A must for fans of the work of author Martina Cole, and with plenty in the tank to entertain those who simply enjoy gritty crime drama, The Runaway
is a story that pulls very few punches. Spread across six episodes, it’s set in the late 1960s, and follows two youngsters, Cathy and Eamonn, as they’re brought up in the East End of London.
As you might expect, things aren’t easy for the characters in The Runaway. Cathy is the daughter of a prostitute, while Eamonn is lured into a life of crime. Yet what bonds them together is what they both have to do when the chips are down. And one event, as is often the way, has ramifications.
The Runaway is about as far away from a glossy television thriller as it’s really possible to get. And there’s little doubt that the programme earns that 18 certificate that adorns the box. Yet there’s a strong, grown-up drama here, and it’s livened by some terrific performances.
The two leads, for instance, are excellent. Jack O’Connell, best known from Skins, and Joanna Vanderham, who has a bright future ahead of her, take the main roles, and handle them well. Meanwhile, there’s compelling work too from Keith Allen and Alan Cumming. Between them all, there’s a constant compulsion to see what happens next.
The high definition upgrade afforded by the Blu-ray release is worth a look. The Runaway punches above what you might expect of television values, and while the picture is hardly bright and bubbly, the downbeat world of the drama comes across strongly in 1080p.

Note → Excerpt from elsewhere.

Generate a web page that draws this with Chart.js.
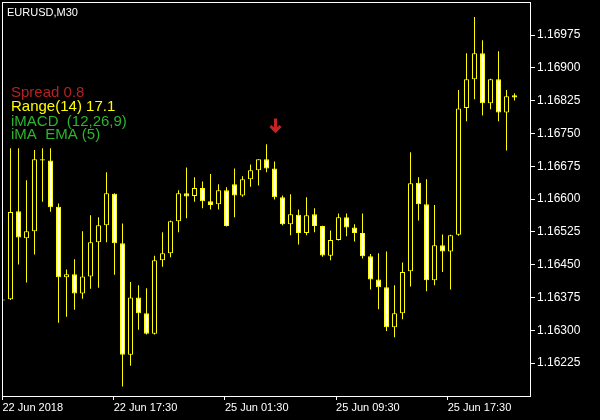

It’d be remiss to suggest that The Runaway breaks much in the way of new ground. But it’s strong drama, well made, and if you can stomach it, it’s well worth your time. --Jon Foster
From the makers of the hit series The Take
, the latest tale of crime and corruption from best-selling crime writer Martina Cole follows the lives of two childhood sweethearts. Cathy Connor and Eamonn Docherty are brought up together in the East End. As the daughter of a prostitute, Cathy's life is difficult, especially when everyone assumes that she will be following in her mother's footsteps. But when Cathy is forced to protect her mother from a violent attack by a punter it changes her life forever. Cathy is taken into care but she suffers institutional abuse which leaves her with no choice but to run away. She ends up destitute, on the streets of Soho when Desrae, a transvestite, unexpectedly comes to her rescue. Meanwhile, Eamonn is rising up the ranks of the East End criminal underworld.